Facing the crisis

  • October 25, 2006

It is very easy to forget that Christianity has something to teach us about our responsibility toward the environment. After all, ecotheology was not invented by Jesus of Nazareth, nor did humanity in first-century AD have the potential to destroy the planet.

But we do today. And we should draw on our Christian tradition for moral guidance on this issue at least as much as we do on sexual morality.

As the Canadian bishops said in their October 2003 pastoral statement on the environment, “God’s glory is revealed in the natural world, yet we humans are presently destroying creation. In this light, the ecological crisis is also a profoundly religious crisis. In destroying creation we are limiting our ability to know and love God. ‘The ecological crisis is a moral issue’ and ‘the responsibility of everyone,’ says Pope John Paul II. ‘Care for the environment is not an option.

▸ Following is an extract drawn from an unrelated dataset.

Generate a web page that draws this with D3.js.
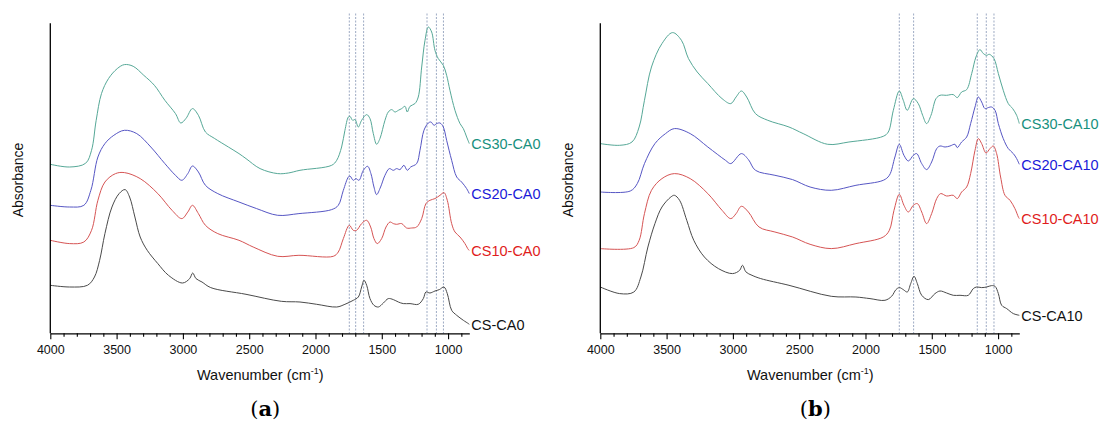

In the Christian perspective, it forms an integral part of our personal life and of life in society. Not to care for the environment is to ignore the Creator’s plan for all of creation and results in an alienation of the human person’” (Pastoral Letter on the Christian Ecological Imperative, Social Affairs Commission, Canadian Conference of Catholic Bishops, no. 3).

Canada is facing a crossroads today when it comes to environmental degradation. We have now admitted that our commitment to the Kyoto Agreement to reduce production of greenhouse gases is just so much hot air. The Liberal environmental program has been shown to be completely ineffective by the federal auditor general. And the booming Oil Sands development in Alberta, as bountiful as it is to the Canadian economy, is an environmental catastrophe and a national shame.

We have looked to our political leadership in vain for action on this front. The Conservatives were gleeful in pointing out the inadequacies of their predecessors in Ottawa. Yet their own plan, introduced this month by Prime Minister Stephen Harper, will not reduce harmful pollution by one kilogram. At best it will slow down the increase in the amount of gases we emit.

The heart of the plan, as explained by Harper in Vancouver, is to develop with industry and the provincial governments mandatory levels of pollutants that can be emitted with each unit of production, the so-called “intensity-based” system. While this is moderately useful, we will continue to move further away from our Kyoto targets.

The fatal flaw of the Conservatives’ proposed legislation is that it refuses to tackle the elephant in the environmental livingroom: consumption. As long as Canadians continue on their orgy of consumption of high-energy using goods, whether in the form of SUVs or over-packaged goods of all sorts (bottled water comes to mind), we will continue to poison the planet at an alarming pace.

This qualifies as social sin on a grand scale. We can do better, much better, as Christians and responsible citizens of planet Earth.